INSTRUCTIONS TO FOLLOW: Exactly repeat all the records below, omitting the images they hold.

### MATERIAL PROVIDED

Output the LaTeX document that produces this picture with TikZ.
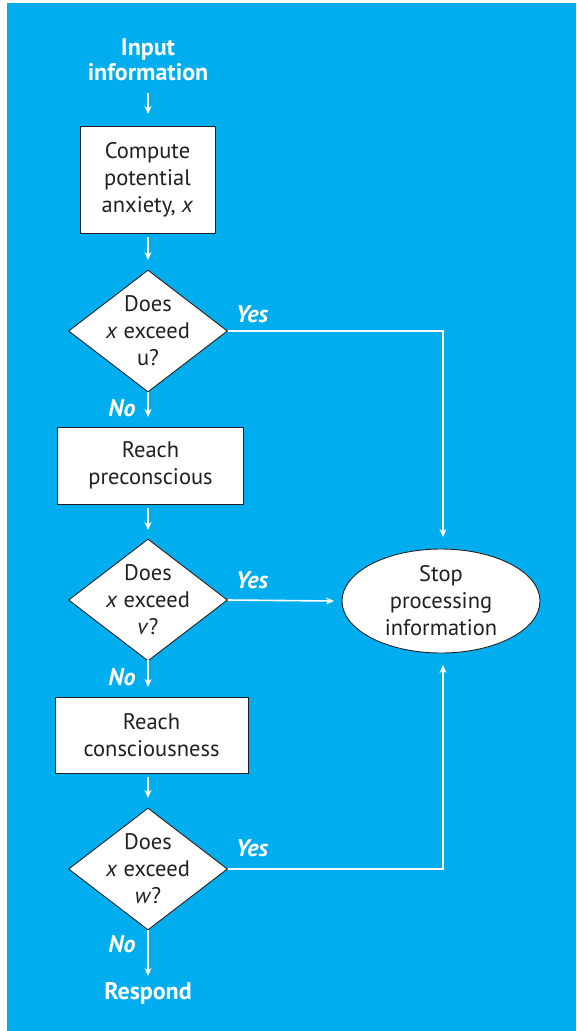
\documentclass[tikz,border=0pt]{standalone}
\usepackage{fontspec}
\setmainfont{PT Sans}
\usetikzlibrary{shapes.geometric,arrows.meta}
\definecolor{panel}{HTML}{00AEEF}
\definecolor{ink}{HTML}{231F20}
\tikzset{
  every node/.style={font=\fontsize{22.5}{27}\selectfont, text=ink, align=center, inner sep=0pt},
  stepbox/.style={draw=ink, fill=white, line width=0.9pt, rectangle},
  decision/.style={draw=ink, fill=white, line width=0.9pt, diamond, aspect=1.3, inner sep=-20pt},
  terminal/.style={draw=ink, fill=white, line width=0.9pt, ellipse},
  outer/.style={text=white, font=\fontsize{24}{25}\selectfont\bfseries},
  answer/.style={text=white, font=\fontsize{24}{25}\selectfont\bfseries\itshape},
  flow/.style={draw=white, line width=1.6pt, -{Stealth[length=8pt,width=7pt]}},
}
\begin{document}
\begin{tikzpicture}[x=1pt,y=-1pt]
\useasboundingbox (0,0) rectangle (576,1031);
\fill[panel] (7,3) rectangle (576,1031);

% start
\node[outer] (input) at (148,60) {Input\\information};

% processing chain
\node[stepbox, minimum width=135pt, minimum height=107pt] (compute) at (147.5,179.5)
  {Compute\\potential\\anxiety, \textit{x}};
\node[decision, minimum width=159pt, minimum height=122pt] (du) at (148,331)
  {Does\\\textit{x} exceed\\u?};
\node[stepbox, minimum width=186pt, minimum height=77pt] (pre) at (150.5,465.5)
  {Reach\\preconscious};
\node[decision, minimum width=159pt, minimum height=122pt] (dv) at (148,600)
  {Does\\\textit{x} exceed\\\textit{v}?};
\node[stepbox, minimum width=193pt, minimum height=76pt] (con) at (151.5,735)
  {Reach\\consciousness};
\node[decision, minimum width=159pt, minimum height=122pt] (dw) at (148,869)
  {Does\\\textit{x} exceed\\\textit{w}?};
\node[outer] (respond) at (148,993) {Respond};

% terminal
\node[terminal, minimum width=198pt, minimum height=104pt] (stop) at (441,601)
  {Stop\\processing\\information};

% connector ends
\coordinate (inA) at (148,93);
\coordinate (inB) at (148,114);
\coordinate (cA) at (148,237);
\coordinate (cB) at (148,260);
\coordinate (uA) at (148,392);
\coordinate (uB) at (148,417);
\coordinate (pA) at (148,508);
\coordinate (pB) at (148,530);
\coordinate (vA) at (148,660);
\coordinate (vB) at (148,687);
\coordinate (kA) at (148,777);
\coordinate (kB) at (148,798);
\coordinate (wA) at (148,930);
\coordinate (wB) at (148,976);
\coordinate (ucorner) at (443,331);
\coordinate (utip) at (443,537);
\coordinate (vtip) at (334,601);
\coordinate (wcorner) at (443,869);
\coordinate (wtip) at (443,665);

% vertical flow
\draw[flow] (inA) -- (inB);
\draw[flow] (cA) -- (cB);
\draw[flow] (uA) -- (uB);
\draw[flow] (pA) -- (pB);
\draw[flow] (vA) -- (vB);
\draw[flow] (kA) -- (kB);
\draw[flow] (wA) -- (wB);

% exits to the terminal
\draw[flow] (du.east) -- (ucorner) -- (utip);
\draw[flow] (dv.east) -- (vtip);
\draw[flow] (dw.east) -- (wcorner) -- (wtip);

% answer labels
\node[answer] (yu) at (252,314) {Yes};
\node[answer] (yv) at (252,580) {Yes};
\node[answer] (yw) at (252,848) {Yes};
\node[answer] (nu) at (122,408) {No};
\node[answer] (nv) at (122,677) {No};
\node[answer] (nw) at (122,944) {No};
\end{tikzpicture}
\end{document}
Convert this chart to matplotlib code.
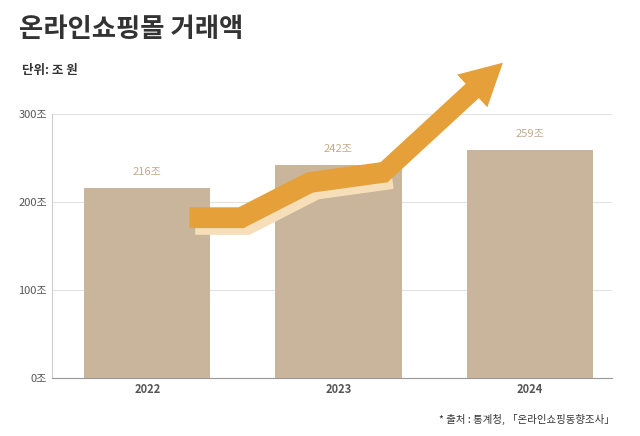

######

EXERCISE OUTPUT:
Output the LaTeX document that produces this picture with TikZ.
\documentclass[tikz,border=0pt]{standalone}
\usepackage{fontspec}
\setmainfont{PT Sans}
\usetikzlibrary{shapes.geometric,arrows.meta}
\definecolor{panel}{HTML}{00AEEF}
\definecolor{ink}{HTML}{231F20}
\tikzset{
  every node/.style={font=\fontsize{22.5}{27}\selectfont, text=ink, align=center, inner sep=0pt},
  stepbox/.style={draw=ink, fill=white, line width=0.9pt, rectangle},
  decision/.style={draw=ink, fill=white, line width=0.9pt, diamond, aspect=1.3, inner sep=-20pt},
  terminal/.style={draw=ink, fill=white, line width=0.9pt, ellipse},
  outer/.style={text=white, font=\fontsize{24}{25}\selectfont\bfseries},
  answer/.style={text=white, font=\fontsize{24}{25}\selectfont\bfseries\itshape},
  flow/.style={draw=white, line width=1.6pt, -{Stealth[length=8pt,width=7pt]}},
}
\begin{document}
\begin{tikzpicture}[x=1pt,y=-1pt]
\useasboundingbox (0,0) rectangle (576,1031);
\fill[panel] (7,3) rectangle (576,1031);

% start
\node[outer] (input) at (148,60) {Input\\information};

% processing chain
\node[stepbox, minimum width=135pt, minimum height=107pt] (compute) at (147.5,179.5)
  {Compute\\potential\\anxiety, \textit{x}};
\node[decision, minimum width=159pt, minimum height=122pt] (du) at (148,331)
  {Does\\\textit{x} exceed\\u?};
\node[stepbox, minimum width=186pt, minimum height=77pt] (pre) at (150.5,465.5)
  {Reach\\preconscious};
\node[decision, minimum width=159pt, minimum height=122pt] (dv) at (148,600)
  {Does\\\textit{x} exceed\\\textit{v}?};
\node[stepbox, minimum width=193pt, minimum height=76pt] (con) at (151.5,735)
  {Reach\\consciousness};
\node[decision, minimum width=159pt, minimum height=122pt] (dw) at (148,869)
  {Does\\\textit{x} exceed\\\textit{w}?};
\node[outer] (respond) at (148,993) {Respond};

% terminal
\node[terminal, minimum width=198pt, minimum height=104pt] (stop) at (441,601)
  {Stop\\processing\\information};

% connector ends
\coordinate (inA) at (148,93);
\coordinate (inB) at (148,114);
\coordinate (cA) at (148,237);
\coordinate (cB) at (148,260);
\coordinate (uA) at (148,392);
\coordinate (uB) at (148,417);
\coordinate (pA) at (148,508);
\coordinate (pB) at (148,530);
\coordinate (vA) at (148,660);
\coordinate (vB) at (148,687);
\coordinate (kA) at (148,777);
\coordinate (kB) at (148,798);
\coordinate (wA) at (148,930);
\coordinate (wB) at (148,976);
\coordinate (ucorner) at (443,331);
\coordinate (utip) at (443,537);
\coordinate (vtip) at (334,601);
\coordinate (wcorner) at (443,869);
\coordinate (wtip) at (443,665);

% vertical flow
\draw[flow] (inA) -- (inB);
\draw[flow] (cA) -- (cB);
\draw[flow] (uA) -- (uB);
\draw[flow] (pA) -- (pB);
\draw[flow] (vA) -- (vB);
\draw[flow] (kA) -- (kB);
\draw[flow] (wA) -- (wB);

% exits to the terminal
\draw[flow] (du.east) -- (ucorner) -- (utip);
\draw[flow] (dv.east) -- (vtip);
\draw[flow] (dw.east) -- (wcorner) -- (wtip);

% answer labels
\node[answer] (yu) at (252,314) {Yes};
\node[answer] (yv) at (252,580) {Yes};
\node[answer] (yw) at (252,848) {Yes};
\node[answer] (nu) at (122,408) {No};
\node[answer] (nv) at (122,677) {No};
\node[answer] (nw) at (122,944) {No};
\end{tikzpicture}
\end{document}
Convert this chart to matplotlib code.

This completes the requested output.